When the river flowed back near civilization again we got out to go back to town.  We found ourselves in some kind of walled-in private property that belonged to a company that was doing all kinds of random things like making combined tent-sleeping bags and giving rides on the end of the line of a crane, which I did hanging from my ankles and it was scary and definitely not concerned with being safe, but it was fun.

Then this lady came up to us to yell at us because we weren't supposed to be there, but she said so in a sweet voice full of passive-aggressiveness.  I didn't have any patience for it and I said "Don't be passive aggressive, save us all some time and tell us what you really mean."  She said fine and accused us of trespassing and I had an argument with her, saying we were just following the river and found the place by accident and that there was clearly no reason for the place to be off-limits aside from making those who got in feel special.

She couldn't say I was wrong, so she just left.

Thursday, November 24, 2011

The Convert

I was at some kind of sewing contest. There were tables set up with sewing machines on them and piles of random fabrics and the point was to sew the best thing from scratch.  I wasn't competing but I wanted to sew and I dug around in the scrap pile and there were tons of half-sewn things I had started and decided were crap and gave up on, and I was momentarily afraid these people who took things very seriously would see these ugly projects, so I buried them under other fabric and left.

Outside there was a sort of normal neighborhood but on the corner was a huge ancient building that the locals were explaining to me was their school.  It was built of very rough stone, and it was really tall, maybe 600 feet (this neighborhood had only 2-story buildings aside from the school) and it had the stairs on the outside, spiraling up around the structure making it get thinner at the top like a pyramid but a more severe angle.  The stairs were narrow and had no railings.  There was a woman on the stairs, and a few children.  Someone walking with me explained that the school had been built from ruins of past civilizations in the area, and told me the woman was one of the teachers.  You could tell by her feet, because the stone steps were rough and sharp but no one was allowed to wear shoes on the stairs, and her feet were thickly callused.

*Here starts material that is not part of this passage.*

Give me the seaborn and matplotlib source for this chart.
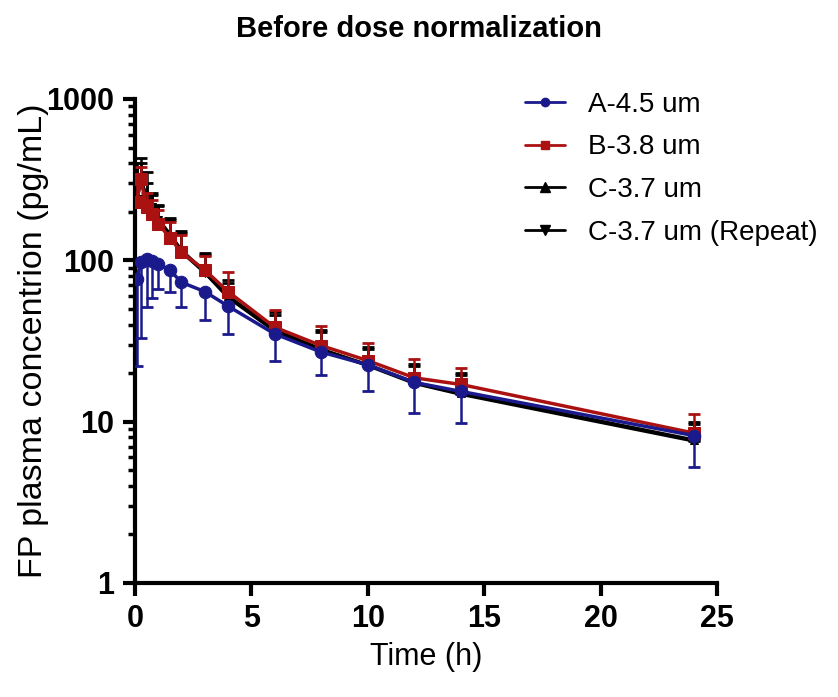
import numpy as np
import pandas as pd
import matplotlib
matplotlib.use("Agg")
import matplotlib.pyplot as plt
import matplotlib.ticker as mticker
from matplotlib.lines import Line2D
import seaborn as sns

# sampling times (h)
time_h = [0.083, 0.25, 0.5, 0.75, 1, 1.5, 2, 3, 4, 6, 8, 10, 12, 14, 24]

# A-4.5 um: mean and lower end of error bar
a_mean = [77, 97, 102, 99, 95, 87, 73, 64, 52, 35, 27, 22.5, 17.5, 15.4, 8.2]
a_low = [22, 33, 51, 58, 66, 64, 51, 42.5, 35, 23.6, 19.5, 15.5, 11.3, 9.8, 5.2]

# B-3.8 um: mean and upper end of error bar
b_mean = [230, 320, 214, 195, 169, 138, 112, 87, 64, 38.5, 29.6, 23.9, 18.7, 17.0, 8.5]
b_high = [300, 380, 262, 236, 205, 173, 143, 106, 84.6, 49.4, 39, 30.8, 24.3, 21.5, 11.1]

# C-3.7 um
c_mean = [250, 320, 240, 210, 180, 145, 115, 85, 60, 37, 28, 22.5, 17.5, 15.0, 7.7]
c_high = [400, 428, 300, 253, 217, 183, 151, 111, 75, 47.7, 37, 29, 22.8, 20, 9.9]

# C-3.7 um (Repeat)
cr_mean = [240, 310, 250, 215, 178, 142, 113, 84, 59, 36.5, 28, 22.3, 17.3, 14.8, 7.6]
cr_high = [380, 400, 353, 260, 220, 178, 148, 108, 72, 46, 36, 28, 22, 19.5, 9.6]

groups = ["A-4.5 um", "B-3.8 um", "C-3.7 um", "C-3.7 um (Repeat)"]
colors = ["#1a1a8c", "#aa1111", "black", "black"]
markers = ["o", "s", "^", "v"]
msizes = [9, 8.5, 6, 6]

df = pd.concat([
    pd.DataFrame({"Time": time_h, "Conc": a_mean, "Group": groups[0]}),
    pd.DataFrame({"Time": time_h, "Conc": b_mean, "Group": groups[1]}),
    pd.DataFrame({"Time": time_h, "Conc": c_mean, "Group": groups[2]}),
    pd.DataFrame({"Time": time_h, "Conc": cr_mean, "Group": groups[3]}),
])

sns.set_style("ticks")
plt.rcParams["font.family"] = ["Liberation Sans Narrow", "Liberation Sans", "DejaVu Sans"]
plt.rcParams.update({"text.color": "black", "axes.labelcolor": "black",
                     "xtick.color": "black", "ytick.color": "black",
                     "axes.edgecolor": "black"})

fig = plt.figure(figsize=(8.38, 6.97), dpi=100)
ax = fig.add_axes([0.161, 0.1636, 0.6945, 0.6944])

# error bars (one-sided)
means = [a_mean, b_mean, c_mean, cr_mean]
ends = [a_low, b_high, c_high, cr_high]
zorders = [6, 5, 3, 4]
for i, g in enumerate(groups):
    m = np.array(means[i])
    e = np.array(ends[i])
    if i == 0:
        yerr = [m - e, np.zeros_like(m)]
    else:
        yerr = [np.zeros_like(m), e - m]
    ax.errorbar(time_h, m, yerr=yerr, fmt="none", ecolor=colors[i],
                elinewidth=1.8, capsize=4.5, capthick=2, zorder=zorders[i] - 0.5)

# lines with markers, drawn group by group for stacking order
for i in [2, 3, 1, 0]:
    sub = df[df["Group"] == groups[i]]
    sns.lineplot(data=sub, x="Time", y="Conc", ax=ax, color=colors[i],
                 marker=markers[i], markersize=msizes[i], markeredgecolor=colors[i],
                 linewidth=2.5, legend=False, zorder=zorders[i])

ax.set_yscale("log")
ax.set_ylim(1, 1000)
ax.set_xlim(0, 25)
ax.set_xticks([0, 5, 10, 15, 20, 25])
ax.set_yticks([1, 10, 100, 1000])
ax.yaxis.set_major_formatter(mticker.FuncFormatter(lambda v, p: f"{v:g}"))
ax.yaxis.set_minor_locator(mticker.LogLocator(base=10, subs=np.arange(2, 10)))
ax.yaxis.set_minor_formatter(mticker.NullFormatter())

for s in ["top", "right"]:
    ax.spines[s].set_visible(False)
for s in ["left", "bottom"]:
    ax.spines[s].set_linewidth(3)
ax.tick_params(axis="both", which="major", width=3, length=9, labelsize=22, pad=6)
ax.tick_params(axis="y", which="minor", width=2.5, length=5)
for lab in ax.get_xticklabels() + ax.get_yticklabels():
    lab.set_fontweight("bold")

ax.set_xlabel("Time (h)", fontsize=22)
ax.xaxis.set_label_coords(0.5, -0.122)
ax.set_ylabel("FP plasma concentrion (pg/mL)", fontsize=24.5,
              family=["Liberation Sans", "DejaVu Sans"])
ax.yaxis.set_label_coords(-0.148, 0.5)
fig.suptitle("Before dose normalization", fontsize=21, fontweight="bold",
             x=0.5, y=0.978)

leg_msizes = [6, 6, 6.5, 6.5]
handles = [Line2D([0], [0], color=colors[i], marker=markers[i], markersize=leg_msizes[i],
                  linewidth=2) for i in range(4)]
leg = ax.legend(handles, groups, loc="upper left", bbox_to_anchor=(0.651, 1.038),
                frameon=False, fontsize=20, handlelength=1.45, labelspacing=0.6,
                handletextpad=0.83, borderaxespad=0)

fig.savefig("out.png", dpi=100)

We continued walking and came to a couple parking garage-type structures with a narrow alley between them, and there were two warring factions occupying each.  The soldiers looked modern but were no older than teenagers, and their uniforms and helmets were varying shades of gray.  Both sides looked the same.

A small group of soldiers came running out and told me they were so glad to see me and started filling me in on the enemy's positions while escorting me into one of the parking garages.  I was aparently some kind of famous war hero and they expected me to turn the tide of the battle, which wasn't going well for them.  I could see why, they were disorganized and seemed to have no discipline or training, and I gave them a run-down of tactics and made a battle plan.  We were to split up, take positions all over our wall facing the enemy, and snipe them from many directions.

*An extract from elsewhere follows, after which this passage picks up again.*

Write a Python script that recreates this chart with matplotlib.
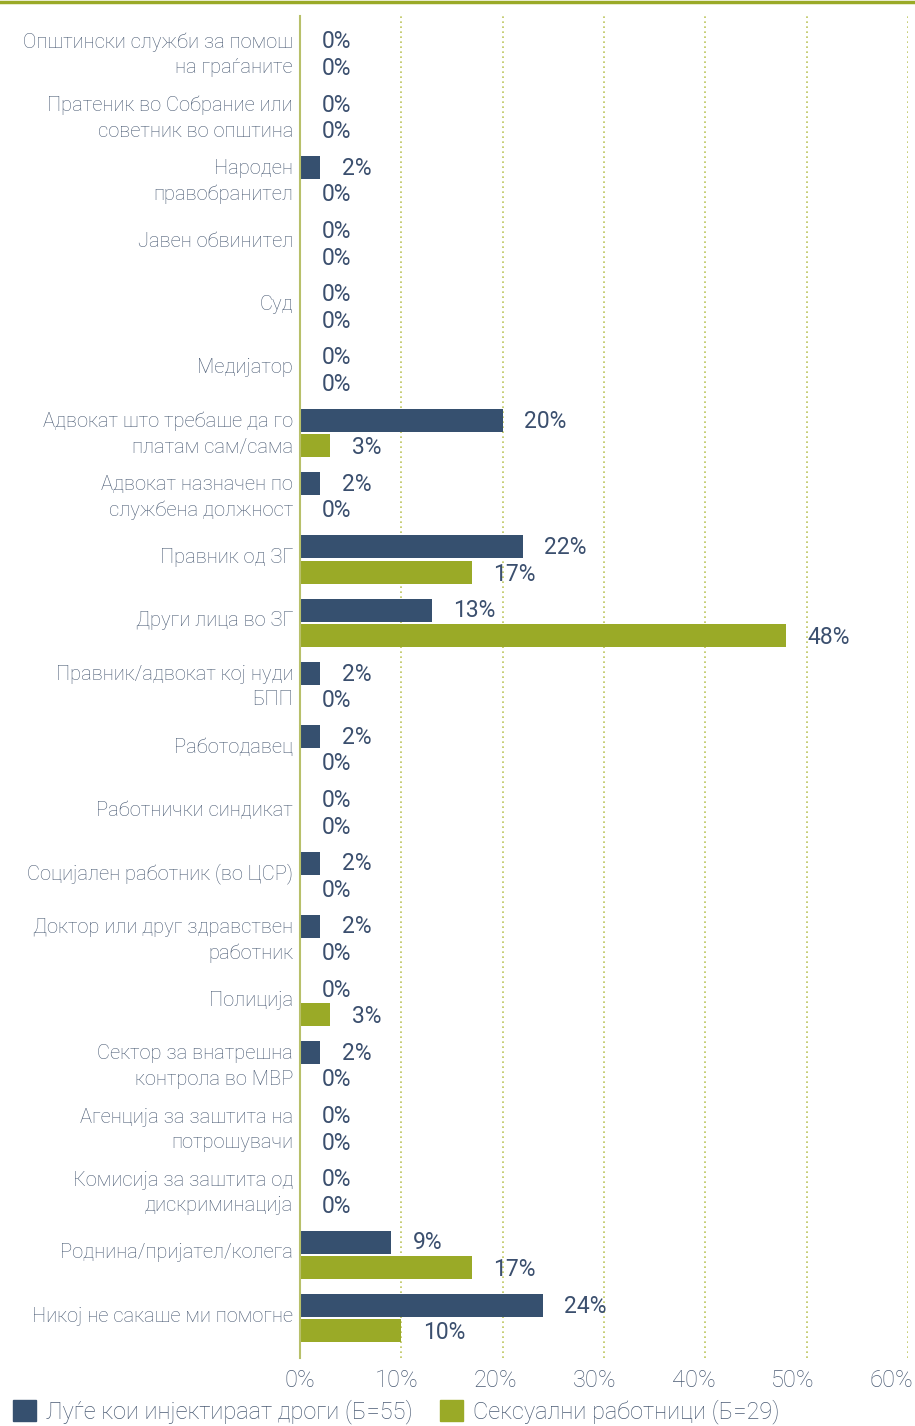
import numpy as np
import matplotlib
matplotlib.use('Agg')
import matplotlib.pyplot as plt
import matplotlib.transforms as mtransforms
from matplotlib.patches import Patch
from matplotlib.lines import Line2D

plt.rcParams['font.family'] = ['Roboto', 'DejaVu Sans']

categories = [
    "Општински служби за помош\nна граѓаните",
    "Пратеник во Собрание или\nсоветник во општина",
    "Народен\nправобранител",
    "Јавен обвинител",
    "Суд",
    "Медијатор",
    "Адвокат што требаше да го\nплатам сам/сама",
    "Адвокат назначен по\nслужбена должност",
    "Правник од ЗГ",
    "Други лица во ЗГ",
    "Правник/адвокат кој нуди\nБПП",
    "Работодавец",
    "Работнички синдикат",
    "Социјален работник (во ЦСР)",
    "Доктор или друг здравствен\nработник",
    "Полиција",
    "Сектор за внатрешна\nконтрола во МВР",
    "Агенција за заштита на\nпотрошувачи",
    "Комисија за заштита од\nдискриминација",
    "Роднина/пријател/колега",
    "Никој не сакаше ми помогне",
]
pwid = [0, 0, 2, 0, 0, 0, 20, 2, 22, 13, 2, 2, 0, 2, 2, 0, 2, 0, 0, 9, 24]
sw = [0, 0, 0, 0, 0, 0, 3, 0, 17, 48, 0, 0, 0, 0, 0, 3, 0, 0, 0, 17, 10]
series_names = ["Луѓе кои инјектираат дроги (Б=55)", "Сексуални работници (Б=29)"]
xticks = [0, 10, 20, 30, 40, 50, 60]

BLUE = '#36506f'
GREEN = '#9aaa27'
VAL_COL = '#3b4f6e'
LAB_COL = '#4a5b74'
GRID_COL = '#bcc55c'

W, H = 915, 1426
fig = plt.figure(figsize=(W / 100, H / 100), dpi=100)
ax = fig.add_axes([300 / W, 68 / H, 608 / W, 1342 / H])

y = np.arange(len(categories))
bh = 0.364
ax.barh(y - 0.2, pwid, height=bh, color=BLUE, zorder=3)
ax.barh(y + 0.2, sw, height=bh, color=GREEN, zorder=3)

for i in range(len(categories)):
    ax.text(pwid[i] + 2.1, y[i] - 0.19, '%d%%' % pwid[i], ha='left', va='center',
            fontsize=16.5, color=VAL_COL, zorder=4)
    ax.text(sw[i] + 2.1, y[i] + 0.23, '%d%%' % sw[i], ha='left', va='center',
            fontsize=16.5, color=VAL_COL, zorder=4)

ax.set_xlim(0, 60)
ax.set_ylim(20.63, -0.60)
ax.set_yticks(y)
ax.set_yticklabels(categories, fontsize=14.5, color=LAB_COL, fontweight='light',
                   linespacing=1.42)
ax.set_xticks(xticks)
ax.set_xticklabels(['%d%%' % t for t in xticks], fontsize=17, color=LAB_COL,
                   fontweight='light')
ax.tick_params(axis='both', length=0)
ax.tick_params(axis='y', pad=5)
ax.tick_params(axis='x', pad=8)

# category labels sit a few px higher than the group centres
for lab in ax.get_yticklabels():
    lab.set_transform(lab.get_transform() +
                      mtransforms.ScaledTranslation(0, 4 / 100, fig.dpi_scale_trans))

# the x tick labels sit a little left of their gridlines in the original
for t, lab in zip(xticks, ax.get_xticklabels()):
    dx = 0 if t == 0 else -(2 + 0.24 * t)
    lab.set_transform(lab.get_transform() +
                      mtransforms.ScaledTranslation(dx / 100, 0, fig.dpi_scale_trans))

ax.xaxis.grid(True, linestyle=(0, (1, 2)), color=GRID_COL, linewidth=1.2, zorder=0)
for s in ['top', 'right', 'bottom']:
    ax.spines[s].set_visible(False)
ax.spines['left'].set_color('#b8c06a')
ax.spines['left'].set_linewidth(1.5)
ax.spines['left'].set_zorder(5)

# green line on top of the figure
fig.add_artist(Line2D([0, 1], [1 - 1.5 / H, 1 - 1.5 / H], color=GREEN, linewidth=2.5,
                      transform=fig.transFigure))

handles = [Patch(color=BLUE), Patch(color=GREEN)]
fig.legend(handles, series_names, loc='lower left', bbox_to_anchor=(13 / W, 2 / H),
           ncol=2, frameon=False, handlelength=0.97, handleheight=0.97,
           handletextpad=0.42, columnspacing=1.15, borderpad=0, borderaxespad=0,
           labelcolor=LAB_COL, prop={'weight': 'light', 'size': 17})

fig.savefig('out.png', dpi=100)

I had a really good position and ended up shooting several enemy soldiers.  Our guns, instead of shooting bullets, shot a handful of pebbles, not lethal at all, in fact not even hard enough to hurt.  But apparently this was normal, as the enemies, when hit, left the battle.

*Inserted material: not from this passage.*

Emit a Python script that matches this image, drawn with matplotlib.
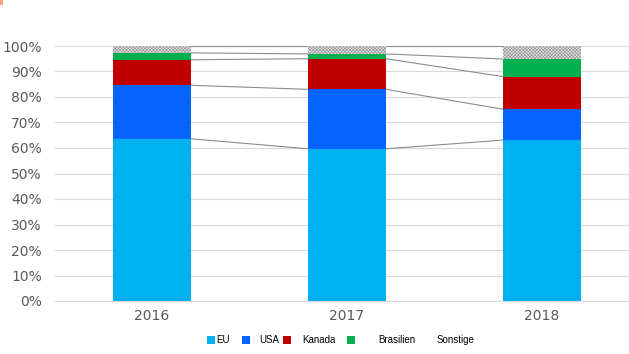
import matplotlib
matplotlib.use("Agg")
import matplotlib.pyplot as plt
from matplotlib.patches import Rectangle
import numpy as np

years = ["2016", "2017", "2018"]
series = ["EU", "USA", "Kanada", "Brasilien", "Sonstige"]
eu = [63.6, 59.7, 63.1]
usa = [21.0, 23.3, 12.1]
kanada = [10.0, 12.0, 12.8]
brasilien = [2.7, 1.9, 6.9]
sonstige = [2.7, 3.1, 5.1]
yticks = [0, 10, 20, 30, 40, 50, 60, 70, 80, 90, 100]

colors = ["#00B0F0", "#0563FF", "#C00000", "#00B050", "#FFFFFF"]
values = [eu, usa, kanada, brasilien, sonstige]

W, H = 629, 354
fig = plt.figure(figsize=(W / 100, H / 100), dpi=100)
ax = fig.add_axes([54.5 / W, (H - 301) / H, 585 / W, 255 / H])

x = np.arange(len(years))
bw = 0.4
bottom = np.zeros(len(years))
plt.rcParams['hatch.linewidth'] = 0.5
for name, vals, c in zip(series, values, colors):
    v = np.array(vals, dtype=float)
    if name == "Sonstige":
        ax.bar(x, v, bw, bottom=bottom, color="#E6E6E6", edgecolor="#9A9A9A",
               hatch="xxxxxxxxxx", linewidth=0, zorder=3)
    else:
        ax.bar(x, v, bw, bottom=bottom, color=c, linewidth=0, zorder=3)
    bottom = bottom + v
    # series lines between bars
    for i in range(len(years) - 1):
        ax.plot([x[i] + bw / 2, x[i + 1] - bw / 2], [bottom[i], bottom[i + 1]],
                color="#8C8C8C", lw=0.8, zorder=2)

ax.set_xlim(-0.5, 2.5)
ax.set_ylim(0, 100)
ax.set_yticks(yticks)
ax.set_yticklabels([f"{t}%" for t in yticks], fontsize=10, color="#595959")
ax.set_xticks(x)
ax.set_xticklabels(years, fontsize=10, color="#595959")
ax.tick_params(axis="both", length=0)
ax.tick_params(axis="y", pad=9)
ax.tick_params(axis="x", pad=6)
ax.grid(axis="y", color="#D9D9D9", lw=0.8, zorder=0)
for s in ["top", "right", "left"]:
    ax.spines[s].set_visible(False)
ax.spines["bottom"].set_color("#D9D9D9")
ax.spines["bottom"].set_linewidth(0.8)

# legend (manual)
marker_x = [207, 242, 283, 347, 410]
text_x = [216, 259, 302, 378, 437]
ly = 340
for name, c, mx, tx in zip(series, colors, marker_x, text_x):
    if name == "Sonstige":
        r = Rectangle((mx / W, (H - ly - 4) / H), 8 / W, 8 / H, transform=fig.transFigure,
                      facecolor="white", edgecolor="white", lw=0)
    else:
        r = Rectangle((mx / W, (H - ly - 4) / H), 8 / W, 8 / H, transform=fig.transFigure,
                      facecolor=c, edgecolor="none", lw=0)
    fig.patches.append(r)
    fig.text(tx / W, (H - ly) / H, name, fontsize=7, color="#000000",
             va="center", ha="left", family="Liberation Sans")

fig.patches.append(Rectangle((0, (H - 5) / H), 3 / W, 5 / H, transform=fig.transFigure,
                             facecolor="#ED7D31", edgecolor="none", alpha=0.7))

fig.savefig("out.png", dpi=100)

Our side finally was doing well, and I got bored and remembered I was actually a vampire.  I leapt across the narrow alley to the other parking garage and jumped onto the leader of the opposing team.  Everyone was too shocked to shoot (and they were wrestling with the hypnotic, powerful effect of my sexy vampire pheromones) and I bit the leader dude.  The two of us started glowing as I consumed his mind and he became dangerous and cool and sexy like me.

Tuesday, November 22, 2011

Super Jump

I was at some kind of very small convention.  There were only a couple other artists there, and we were at one long table along with small press and some indie board game companies.  Nobody had much of a professional looking setup, and I felt kind of embarrassed about my lack of preparation but comforted that everyone else was in the same boat.

Except that for some reason my work was hanging from the ceiling.  

It was either a prank or I won some kind of contest, I wasn't sure, but it was kind of an honor and the other artists were high-fiving me, so that was good.  But then I had the problem of needing the work that was on the ceiling (it was a sketch) for a demonstration.  It was a 20 or 30 foot ceiling.  So while everyone was kind of laughing and teasing me jocularly about how I was going to get it down, I was getting more and more worried.

So I said fuck it and decided to jump up there.  I tried once and it was not much higher than I jump in real life, and everyone laughed like I was just making a silly joke.  Of course I couldn't get that paper, they thought.  It made me even more resolute to get it myself rather than wait for help.

I jumped again, and this time I jumped pretty high.  My feet were far above everyone's heads.  They stopped laughing.  But I still didn't get my sketch.

So I jumped again.  This time I jumped so high my fingers touched the ceiling, but just barely, and I didn't get my sketch.  I was attracting a crowd who were getting pretty excited about my awesome jumping skills, some of them clapping or whooping and some of them just staring open-mouthed.

I jumped one more time and this time I pulled my sketch off the ceiling, but I didn't quite get a grip on it, and it went flying around all over the place the way paper does when you try to throw it, back and forth slicing through the air currents.  I was so determined to get it this time though that my willpower alone kept me aloft and I could control my fall back down enough to chase after the paper--but I still wasn't agile or fast enough to catch it as it whipped past me one way and then another and I continued to fall slowly back down.

So, my obsession with getting my paper back now consuming my whole being, I thrust my hand out and sent my will out and fucking ORDERED that paper to come back to me.  And just as I crashed back to the floor, this time just falling rather than landing on my feet, the sketch flew into my hand at the last second so when my hand hit the floor I pinned it down and it was MINE.

Everyone around cheered, and I had the secret satisfaction knowing that while they thought the paper landed under my hand by chance, I had made my will into a physical force and MADE the paper come to me.


In celebration, my friend Ryan gave me a little box of differently-colored clay and little clay things he'd made, and then Tony and Ryan and I all made little dudes out of clay and little weapons and helmets for them and it was fun.